FSU brought unerring greatness every single year for a generation. The Seminoles beat 27 top-10 teams in that span and averaged four All-Americans per year. They won two national titles, reached two more BCS Championship games (one they nearly won with a backup QB) and lost only to a given season’s national champion on two other occasions.
They did this even as the sport implemented scholarship limitations to democratize college football a bit. If a four-team College Football Playoff had been in existence at the time, they’d have been a favorite to win even more rings.
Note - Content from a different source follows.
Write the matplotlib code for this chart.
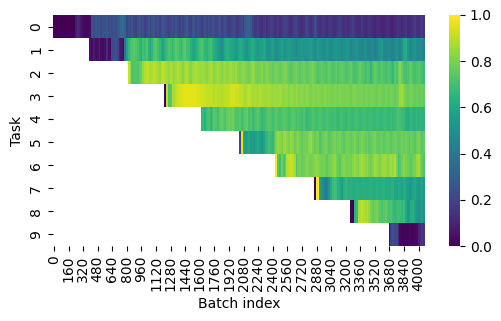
import numpy as np
import matplotlib
matplotlib.use("Agg")
import matplotlib.pyplot as plt
import seaborn as sns

n_columns = 204
batch_step = 20
task_starts = [0, 20, 41, 61, 81, 102, 122, 143, 163, 184]

task_0 = [0,0,0,0,0,0,0,0,0,0,0,0, 8,12,10,6,3,2,2,2,3,
 25,22,27,24,28,22,26,24,27,23,25,22,26,24,28,30,34,36,30,20,
 24,20,26,22,18,24,26,20,23,18,22,26,20,24,27,21,25,19,23,28,
 24,20,18,22,25,21,26,22,18,23,20,24,28,21,19,23,26,20,24,22,
 18,22,25,20,24,21,26,23,19,22,25,18,21,24,20,17,19,21,23,18,
 16,20,22,18,26,30,32,28,20,15,17,19,15,14,16,18,14,16,19,17,
 14,15,17,14,16,18,20,18,15,14,16,19,21,17,14,13,15,18,20,17,
 14,16,24,22,15,13,15,17,14,13,15,16,14,13,15,17,19,15,13,15,
 12,14,16,18,15,13,12,14,16,13,11,13,15,14,12,10,12,14,11,10,
 10,12,14,12,10,9,11,14,16,13,11,13,15,12,10,13,15,18,14,13,15,17,14]
task_1 = [4,3,8,3,4,9,3,2,4,12,4,3,22,24,25,20,10,6,4,
 40,58,66,70,72,74,72,70,66,62,
 70,68,72,64,60,66,72,74,70,66,62,58,64,68,72,70,66,70,74,72,
 70,66,72,74,70,68,64,60,58,62,66,70,72,68,66,64,68,70,66,62,
 60,56,52,48,54,60,64,62,60,58,56,54,58,62,60,58,54,52,56,60,
 62,58,56,54,56,58,60,56,52,50,54,56,52,48,50,54,56,52,50,54,
 56,54,52,50,48,50,52,54,52,50,52,54,56,52,48,50,54,52,50,48,
 52,54,50,48,50,52,54,52,50,48,50,52,54,50,46,48,50,52,50,48,
 46,48,50,46,44,46,48,44,46,50,52,54,48,46,48,50,46,44,48,50,
 46,44,50,60,62,54,48,46,50,52,48,46,50,48,42]
task_2 = [92,84,72,72,74,72,76,78,84,88,90,88,86,88,90,88,86,84,88,90,
 88,86,84,88,86,84,86,88,86,84,82,86,88,84,82,84,86,88,86,84,
 85,86,84,83,85,87,85,83,84,86,84,82,84,85,83,84,86,84,83,85,
 82,80,82,84,82,80,78,82,84,82,80,78,80,82,78,80,82,80,78,76,
 78,80,78,76,78,80,82,78,76,74,76,78,80,76,74,76,78,76,74,76,
 78,80,76,74,72,74,76,74,72,74,76,74,72,74,76,72,74,76,74,72,
 72,74,76,72,70,72,74,76,74,72,70,74,72,66,72,76,74,70,72,74,
 72,70,72,74,70,66,74,72,78,82,76,72,70,72,74,76,72,70,72,74,72,70,68]
task_3 = [0,90,72,74,88,86,90,92,94,94,
 95,96,96,96,96,95,96,95,94,94,93,92,92,90,91,90,90,89,90,89,
 89,88,89,90,90,91,93,93,93,92,92,91,90,88,86,88,90,88,86,88,
 87,86,88,87,86,85,86,87,85,84,86,85,84,86,84,83,85,84,82,84,
 83,82,84,82,81,83,82,81,83,81,80,82,81,80,82,81,80,81,82,80,
 81,80,79,81,80,79,81,80,79,80,81,79,78,80,81,79,78,80,79,78,
 80,79,78,80,79,78,77,79,80,78,77,79,78,77,79,78,76,78,80,84,
 86,82,78,76,78,80,78,76,78,77,76,78,76]
task_4 = [66,68,64,70,72,66,70,74,72,70,74,76,74,72,76,78,76,78,74,72,
 72,74,70,72,74,76,70,72,68,70,72,74,70,66,68,70,72,74,72,70,
 72,74,72,70,72,74,73,72,70,72,74,72,70,72,71,70,72,68,67,68,
 70,72,70,68,70,72,70,68,70,72,70,68,69,70,68,67,69,70,68,67,
 68,70,68,67,69,70,68,67,68,70,69,67,68,69,67,66,68,69,67,66,
 68,69,67,66,68,67,68,70,72,70,68,67,64,62,64,66,64,64,65,64,66,64,64]
task_5 = [20,96,60,54,56,60,54,56,52,58,60,56,54,58,64,66,70,68,66,72,
 80,84,82,80,84,86,82,80,84,82,78,80,82,78,76,78,80,78,82,84,
 80,76,78,80,72,76,78,80,78,74,76,78,80,76,78,80,76,74,78,80,
 78,76,78,80,76,74,78,80,78,76,78,74,76,78,80,76,74,76,78,74,
 76,78,76,74,76,78,76,74,76,78,76,78,76,74,78,76,74,78,80,76,74,76]
task_6 = [100,74,70,78,72,76,88,90,92,90,86,72,78,80,76,78,80,82,80,78,
 80,82,84,82,80,78,80,76,74,78,80,82,84,80,76,74,80,82,80,78,
 80,78,82,84,82,80,84,86,84,82,84,80,78,82,86,84,82,80,84,86,
 84,82,84,86,84,88,80,70,74,78,82,80,78,76,74,78,80,84,86,80,76,72]
task_7 = [0,100,100,56,50,46,40,44,52,62,68,70,68,64,60,56,62,66,64,62,
 64,62,62,64,62,62,63,64,62,62,63,64,62,62,64,62,62,63,64,62,
 62,60,62,64,60,58,62,60,58,62,60,56,52,54,58,60,56,54,56,58,54]
task_8 = [0,0,64,68,86,88,90,88,86,88,84,80,76,78,80,76,74,72,74,76,
 72,70,72,68,66,68,70,68,66,68,60,52,56,62,64,58,52,50,54,56,50]
task_9 = [2,20,24,20,22,12,2,1,1,1,1,3,1,1,2,3,10,14,16,14]

series = [task_0, task_1, task_2, task_3, task_4,
          task_5, task_6, task_7, task_8, task_9]

data = np.full((len(series), n_columns), np.nan)
for row, (start, vals) in enumerate(zip(task_starts, series)):
    vals = np.asarray(vals[:n_columns - start], dtype=float) / 100
    data[row, start:start + len(vals)] = vals

batch_labels = [i * batch_step for i in range(n_columns)]

W, H = 501, 321
fig = plt.figure(figsize=(W / 100, H / 100), dpi=100)
ax = fig.add_axes([53 / W, 1 - 246 / H, (425 - 53) / W, (246 - 15) / H])
cax = fig.add_axes([449 / W, 1 - 246 / H, 11 / W, (246 - 15) / H])

sns.heatmap(data, ax=ax, cbar_ax=cax, cmap="viridis", vmin=0, vmax=1,
            xticklabels=batch_labels, yticklabels=list(range(len(series))))
ax.set_xticks(np.arange(0, n_columns, 8) + 0.5)
ax.set_xticklabels(batch_labels[::8], rotation=90)
ax.set_yticklabels(range(len(series)), rotation=90, va="center")
ax.set_xlabel("Batch index", labelpad=4)
ax.set_ylabel("Task")
fig.savefig("out.png", dpi=100)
They faced the peak of The U (and then its rebirth as well) and Steve Spurrier’s Fun-and-Gun and never lost their spot in college football’s ruling class.
In this era of power consolidation, it’s almost comforting knowing that the ultimate streak of success will not be broken any time soon. (At best, Swinney’s Clemson teams need eight more dominant ACC runs before he can tie the streak.)
It’s less comforting knowing that college football’s next Florida State might not have a path to the same type of success. Scheduling opportunities are limited, independence is a viable path for only a few schools (and most of them would leap at the right conference opportunity), and the consolidation that has occurred — and what could unfold further in the future — could affix a pretty low ceiling on a new up-and-comer.
Forty-five years ago, FSU boosters pooled together enough money to buy Darrell Mudra out of his contract after just two years. They wanted to win big, but they didn’t know what they were looking for. Bowden showed them. For better and worse, his successes might not be replicable. But at least college football saw them once.